India is highly dependent on other countries to fulfil its energy demand. The report states that of the total oil requirement in the transportation sector, 85 percent need to be imported.

On the other hand, there is a continuous rise in vehicles. The vehicle population in the country is around 22 crore o two and three wheelers and around 3.6 crore four-wheelers, which is estimated to increase at around 8-10% per annum as estimated by the Society of Indian Automobile Manufacturers (SIAM).

Apart from these, the alternative use-case of sugarcane will help the farmers realise more income on their produce. Also, the surplus and damaged rice procured by the Food Corporation of India can be used to produce ethanol.

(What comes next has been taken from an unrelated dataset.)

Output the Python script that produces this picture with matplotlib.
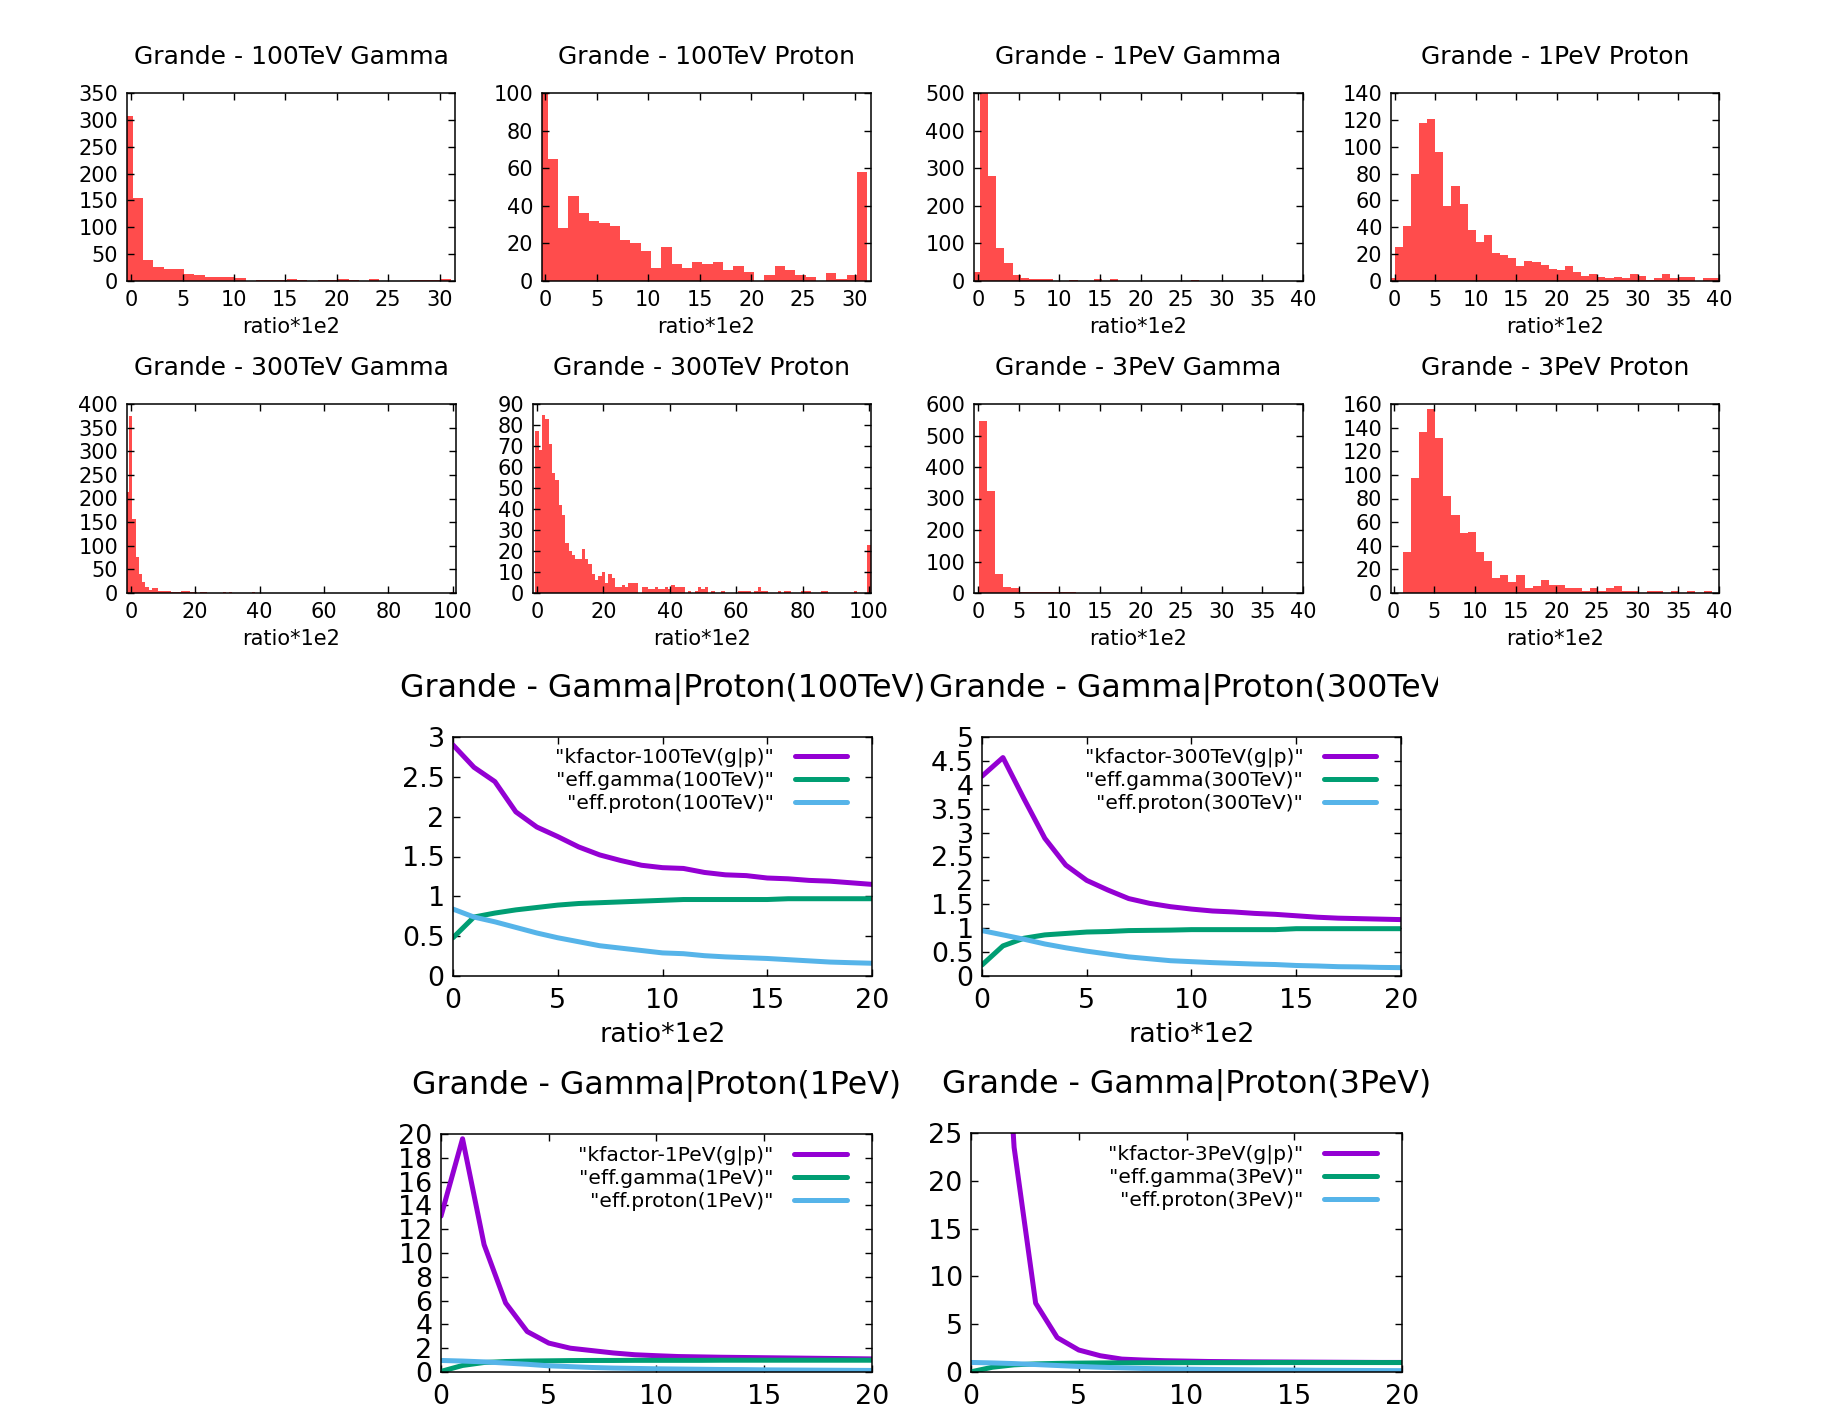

Problems in adoption of Ethanol blending fuel

Availability of sufficient raw material sustainably is required. Sugarcane is a water intensive crop, so promoting its cultivation may deplete our groundwater. Research on non-sugarcane derived ethanol needs to be undertaken.

Sugarcane is locally available in only some parts of India, thus the supply chain needs to be strengthened to accomplish the Interstate movement of ethanol.

There is a need for the development of infrastructure to extract ethanol. It requires ethanol compliant dispensing units and additional storage tanks for ethanol at marketing terminals / depots.

There is a requirement of upgrading the vehicle engines to make it compliant with Ethanol blending. Although no significant change is required for 10% mixing, engines and components will need to be tested and calibrated with E20 as fuel.